Aos 25 anos tornou-se atleta de alta competição, mas lembra: Não entrei logo, andei sempre preso por centésimos para ganhar esse estatuto. Quando fiz a transição do SUC para o Maratona Clube de Portugal já andava na roda da alta competição e quando me estreei nos 5 000m fiquei a sete centésimos de me darem uma bolsa de 30 contos. Mas não deram, por isso Chaíça acusa: Fui um filho bastardo para a Federação Portuguesa de Atletismo, deixaram-me sempre pendurado por centésimos de segundo, o que é ridículo para um fundista. O atleta de Ervidel ironiza: Tem graça que eu comecei no atletismo ao contrário dos outros. Enquanto os jovens entram pelos 800, 1 500, 3 000m, eu era juvenil e já corria os 25 quilómetros jumbo, entre Cascais e Alfragide. Sempre fui um fundista.
E na vida pessoal também o tem sido? Naturalmente, filho de pais emigrantes, saído de uma terra no interior do Alentejo, tudo o que consegui foi a pulso, com muito trabalho e muita dedicação. Com o coração mais aberto confessou: Tinha como meta deixar as sapatilhas nestes jogos olímpicos, ia lá dar o meu melhor, não defraudar a minha camisola e a nossa bandeira, como sempre fiz, e não consegui, fiquei triste comigo, magoado com o destino. Uma desilusão justificada: Foram 20 anos em que não estive a 100 por cento com a minha família, nem acompanhei o crescimento da minha filha, e todos eles sofreram com isto. Vivemos das alegrias que damos ao País, mas há sempre alguém, que é a família, que se priva de nós.

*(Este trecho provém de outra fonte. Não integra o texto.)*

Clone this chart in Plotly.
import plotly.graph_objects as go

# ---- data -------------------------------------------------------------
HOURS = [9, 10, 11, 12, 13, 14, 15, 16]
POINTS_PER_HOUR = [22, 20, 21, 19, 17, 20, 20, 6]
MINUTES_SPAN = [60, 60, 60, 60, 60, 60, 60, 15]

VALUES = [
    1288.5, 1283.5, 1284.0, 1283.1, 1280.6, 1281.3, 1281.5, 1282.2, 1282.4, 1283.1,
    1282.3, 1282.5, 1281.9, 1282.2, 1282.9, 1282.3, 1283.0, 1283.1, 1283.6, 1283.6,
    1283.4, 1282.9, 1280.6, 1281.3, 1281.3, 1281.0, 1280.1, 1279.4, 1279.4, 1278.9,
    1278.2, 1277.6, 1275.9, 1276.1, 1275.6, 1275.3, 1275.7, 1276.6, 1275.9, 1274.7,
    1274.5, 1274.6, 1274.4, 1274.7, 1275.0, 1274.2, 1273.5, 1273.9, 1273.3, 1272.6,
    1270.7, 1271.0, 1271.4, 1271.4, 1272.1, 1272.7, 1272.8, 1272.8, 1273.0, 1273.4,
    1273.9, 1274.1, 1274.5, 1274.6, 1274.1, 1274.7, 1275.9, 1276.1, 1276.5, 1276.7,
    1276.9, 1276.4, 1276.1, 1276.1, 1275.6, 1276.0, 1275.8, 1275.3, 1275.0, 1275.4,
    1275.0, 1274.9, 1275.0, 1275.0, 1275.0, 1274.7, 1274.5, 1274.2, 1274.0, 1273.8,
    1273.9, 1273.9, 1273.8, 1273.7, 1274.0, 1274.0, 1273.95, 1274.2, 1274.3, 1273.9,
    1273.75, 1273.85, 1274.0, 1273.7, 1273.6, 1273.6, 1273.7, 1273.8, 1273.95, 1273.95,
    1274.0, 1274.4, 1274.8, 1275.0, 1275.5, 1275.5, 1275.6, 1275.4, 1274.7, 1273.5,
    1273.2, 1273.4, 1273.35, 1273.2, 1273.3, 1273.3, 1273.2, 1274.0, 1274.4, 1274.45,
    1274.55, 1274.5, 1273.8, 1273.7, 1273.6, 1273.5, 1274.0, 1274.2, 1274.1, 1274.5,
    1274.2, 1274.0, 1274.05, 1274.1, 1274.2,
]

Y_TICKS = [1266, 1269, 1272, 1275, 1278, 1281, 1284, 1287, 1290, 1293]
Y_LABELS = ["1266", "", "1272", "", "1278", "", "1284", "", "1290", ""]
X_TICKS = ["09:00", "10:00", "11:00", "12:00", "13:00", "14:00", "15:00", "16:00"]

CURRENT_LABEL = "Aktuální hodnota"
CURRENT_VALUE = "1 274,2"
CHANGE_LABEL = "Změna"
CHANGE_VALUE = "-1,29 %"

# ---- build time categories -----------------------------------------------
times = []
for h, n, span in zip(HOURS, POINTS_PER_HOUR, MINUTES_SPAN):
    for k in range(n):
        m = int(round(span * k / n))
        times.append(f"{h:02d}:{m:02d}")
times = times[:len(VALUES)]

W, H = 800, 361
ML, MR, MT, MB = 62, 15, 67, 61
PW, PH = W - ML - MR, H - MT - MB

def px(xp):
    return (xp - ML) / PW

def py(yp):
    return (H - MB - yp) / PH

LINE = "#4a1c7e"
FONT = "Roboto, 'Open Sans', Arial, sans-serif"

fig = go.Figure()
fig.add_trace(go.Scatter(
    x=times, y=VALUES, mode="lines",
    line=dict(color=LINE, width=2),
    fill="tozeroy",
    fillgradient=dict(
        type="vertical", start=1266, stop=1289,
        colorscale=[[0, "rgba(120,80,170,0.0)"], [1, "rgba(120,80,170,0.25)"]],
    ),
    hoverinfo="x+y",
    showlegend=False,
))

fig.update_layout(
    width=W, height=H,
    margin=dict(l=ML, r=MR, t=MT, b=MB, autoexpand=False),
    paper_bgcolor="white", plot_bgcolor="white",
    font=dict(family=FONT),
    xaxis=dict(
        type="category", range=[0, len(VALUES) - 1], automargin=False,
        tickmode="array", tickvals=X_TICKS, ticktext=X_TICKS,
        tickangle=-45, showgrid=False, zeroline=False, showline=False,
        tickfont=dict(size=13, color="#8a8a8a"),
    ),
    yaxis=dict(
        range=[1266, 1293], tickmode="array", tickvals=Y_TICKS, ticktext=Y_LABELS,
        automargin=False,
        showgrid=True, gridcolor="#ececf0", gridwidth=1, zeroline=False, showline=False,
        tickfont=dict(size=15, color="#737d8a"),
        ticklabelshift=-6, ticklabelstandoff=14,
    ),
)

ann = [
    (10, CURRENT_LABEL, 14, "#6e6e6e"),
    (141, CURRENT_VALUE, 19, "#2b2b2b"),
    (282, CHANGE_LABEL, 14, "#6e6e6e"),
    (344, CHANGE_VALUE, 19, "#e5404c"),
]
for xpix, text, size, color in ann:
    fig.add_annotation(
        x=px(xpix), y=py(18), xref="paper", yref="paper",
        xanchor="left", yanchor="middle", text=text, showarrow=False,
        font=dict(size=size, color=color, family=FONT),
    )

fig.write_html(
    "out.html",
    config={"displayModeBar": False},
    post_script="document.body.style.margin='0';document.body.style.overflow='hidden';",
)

Soa a renúncia mas o atleta nega: Nunca baixei os braços, se tiver que ir ainda a uma competição internacional irei, mesmo que tenha 50 anos, agora não abdico mais da minha família como fiz no passado, e levei muito pontapé. Se não tivesse investido na minha profissão acabava uma carreira de 29 anos num país que tem uma federação e um comité olímpico que não olha para os seus atletas, terminem, ou não, a sua carreira. Alberto Chaíça correu grandes maratonas, foi 8.º nos Jogos Olímpicos de Atenas, 4.º nos Mundiais de Paris, medalha de prata nos Europeus de Gotemburgo e assume: Sou o segundo melhor atleta de sempre nas grandes competições, o meu tempo de 2.09,25 ainda é a oitava melhor marca mundial de sempre na maratona, não caí de paraquedas no atletismo, só tenho um homem à minha frente que é o Carlos Lopes, e isso é um orgulho.
E o que leva este homem do atletismo? As glórias para o meu País e o dinheiro que ganhei. Nenhum atleta tem coragem para dizer isto, mas eu digo. Sempre convivi com o sucesso com humildade, quem me conheceu antes e depois se ter feito o que já fiz vê que sou o mesmo.
Em Ervidel tem um torneio de futebol com o seu nome, mas lamenta a inexistência de uma equipa de atletismo. Alberto Chaíça, fisioterapeuta e maratonista, nasceu no mesmo dia do poeta e romancista português Guerra Junqueiro, e a sua vida será um poema ou um romance? Tem um pouco de romance com algumas peripécias pelo meio, tenho uma longa história de vida pessoal e desportiva que daria um bom livro, quem sabe se um dia ele não será escrito.